NIS: Network Information System, a.k.a. the Yellow pages Each host has a file (/etc/passwd) listing the people who have accounts on that host. But what would you do if you have to give someone an account on all 100 hosts on a network? Instead of editing the /etc/passwd file on each host, NIS will let you automatically distribute one master copy of this file. We select NIS by configuring the resolver with the resolv.conf file.

NFS: Network File System. Create the illusion that a file on one host is simultaneously present on another host. share commands are stored in the dfstab configuration table.

sendmail: the mail server. Create the sendmail configuration files with the m4 macro processor. See how local and remote mail addresses are rewritten for different mailers.

Set up a Web Server. We’ll download, decompress, un-tar, configure, compile, link, and install the Apache web server. It speaks HTTP: the Hypertext Transport Protocol. If there’s any interest, we’ll do some CGI programming in C or Perl.

Lectures 9–10: write a client and server

We’ll write a C or Perl program, whichever you find easier, to communicate with a program on another machine via TCP sockets. Maybe UDP sockets too, if we have time. The program that initiates the conversation is called the client and the other one is the server.

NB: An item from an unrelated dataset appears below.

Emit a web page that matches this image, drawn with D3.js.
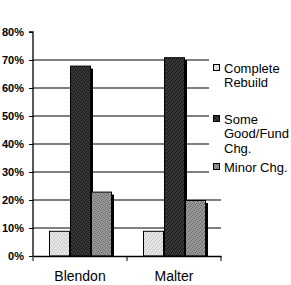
<!DOCTYPE html>
<html>
<head>
<meta charset="utf-8">
<script src="https://cdn.jsdelivr.net/npm/d3@7"></script>
<style>
  body { margin: 0; background: #fff; }
  svg { display: block; font-family: "Liberation Sans", Arial, sans-serif; }
</style>
</head>
<body>
<svg id="chart" width="291" height="285"></svg>
<script>
// data
const categories = ["Blendon", "Malter"];
const series = ["Complete Rebuild", "Some Good/Fund Chg.", "Minor Chg."];
const completeRebuild = [9, 9];
const someGoodFund = [68, 71];
const minorChg = [23, 20];
const yTicks = [0, 10, 20, 30, 40, 50, 60, 70, 80];
const legendLines = [["Complete", "Rebuild"], ["Some", "Good/Fund", "Chg."], ["Minor Chg."]];

const values = [completeRebuild, someGoodFund, minorChg];
const colors = ["#e6e6e6", "#383838", "#979797"];
const dots = ["#c4c4c4", "#111", "#6a6a6a"];

const svg = d3.select("#chart");

// stipple patterns
const defs = svg.append("defs");
colors.forEach((c, i) => {
  const p = defs.append("pattern")
    .attr("id", "pat" + i)
    .attr("width", 4).attr("height", 4)
    .attr("patternUnits", "userSpaceOnUse");
  p.append("rect").attr("width", 4).attr("height", 4).attr("fill", c);
  [[0, 0], [2, 1], [1, 3], [3, 2]].forEach(d => {
    p.append("rect").attr("x", d[0]).attr("y", d[1]).attr("width", 1).attr("height", 1).attr("fill", dots[i]);
  });
});

const mLeft = 33, mRight = 221, mTop = 32, mBottom = 256;

const x0 = d3.scaleBand().domain(categories).range([mLeft, mRight]);
const x1 = d3.scaleBand().domain(series).range([16, x0.bandwidth() - 15]);
const y = d3.scaleLinear().domain([0, 80]).range([mBottom, mTop]);

// gridlines
svg.append("g")
  .selectAll("line")
  .data(yTicks.filter(d => d > 0 && d < 80))
  .join("line")
  .attr("x1", mLeft).attr("x2", mRight)
  .attr("y1", d => y(d)).attr("y2", d => y(d))
  .attr("stroke", "#000").attr("stroke-width", 1);

// bars
const groups = svg.append("g")
  .selectAll("g")
  .data(categories)
  .join("g")
  .attr("transform", d => `translate(${x0(d)},0)`);

groups.each(function(cat, ci) {
  const g = d3.select(this);
  series.forEach((s, si) => {
    const v = values[si][ci];
    // shadow
    g.append("rect")
      .attr("x", x1(s) + x1.bandwidth())
      .attr("y", y(v) + 3)
      .attr("width", 2)
      .attr("height", mBottom - y(v) - 3)
      .attr("fill", "#000");
    g.append("rect")
      .attr("x", x1(s) + 0.5)
      .attr("y", y(v) + 0.5)
      .attr("width", x1.bandwidth() - 1)
      .attr("height", mBottom - y(v) - 0.5)
      .attr("fill", `url(#pat${si})`)
      .attr("stroke", "#000")
      .attr("stroke-width", 1);
  });
});

// y axis
const yAxis = svg.append("g")
  .attr("transform", `translate(${mLeft},0)`)
  .call(d3.axisLeft(y).tickValues(yTicks).tickSize(4).tickPadding(5).tickFormat(d => d + "%"));
yAxis.select(".domain").attr("stroke", "#000").attr("stroke-width", 1.3).attr("d", `M-4,${mTop}H0V${mBottom}`);
yAxis.selectAll("text").attr("font-size", 11).attr("font-weight", "bold").attr("fill", "#000")
  .attr("font-family", "Liberation Sans, Arial, sans-serif");

// x axis
const xAxis = svg.append("g")
  .attr("transform", `translate(0,${mBottom})`)
  .call(d3.axisBottom(x0).tickSize(0).tickPadding(15));
xAxis.select(".domain").attr("stroke", "#000").attr("stroke-width", 1.3);
xAxis.selectAll("text").attr("font-size", 14).attr("fill", "#000")
  .attr("font-family", "Liberation Sans, Arial, sans-serif");
xAxis.selectAll("line.sep")
  .data([mLeft, mLeft + x0.bandwidth(), mRight])
  .join("line")
  .attr("class", "sep")
  .attr("x1", d => d).attr("x2", d => d)
  .attr("y1", 0).attr("y2", 5)
  .attr("stroke", "#000");

// legend
const legend = svg.append("g");
legend.append("rect")
  .attr("x", 209).attr("y", 50).attr("width", 82).attr("height", 130)
  .attr("fill", "#fff");
const legendY = [68, 119, 167];
legendLines.forEach((lines, i) => {
  legend.append("rect")
    .attr("x", 213.5).attr("y", legendY[i] - 3.5)
    .attr("width", 6).attr("height", 6)
    .attr("fill", `url(#pat${i})`)
    .attr("stroke", "#000");
  lines.forEach((t, j) => {
    legend.append("text")
      .attr("x", 224)
      .attr("y", legendY[i] + j * 14.5)
      .attr("dy", "0.36em")
      .attr("font-size", 13)
      .text(t);
  });
});
</script>
</body>
</html>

Clients and servers often have to perform two or more tasks simultaneously. For example, a server may be willing to talk to multiple clients, and a client or a server may want to perform input and output at the same time. Our servers and clients will do several tasks at the same time by spawning extra processes via the Unix system calls fork, exec, and wait. We’ll catch the death-of-child signal and harvest zombies.

Extra topic: Expect

Some of the most commonly used networking programs are interactive: they are usually run by a live human being typing at a keyboard. Classic examples are ftp and telnet.

A normal shellscript can only drive a non-interactive program. But what if a network administrator has to run an interactive program on many machines, or to communicate with many machines? In this case, we drive them by a script in the language Expect, which is a superset of Tcl.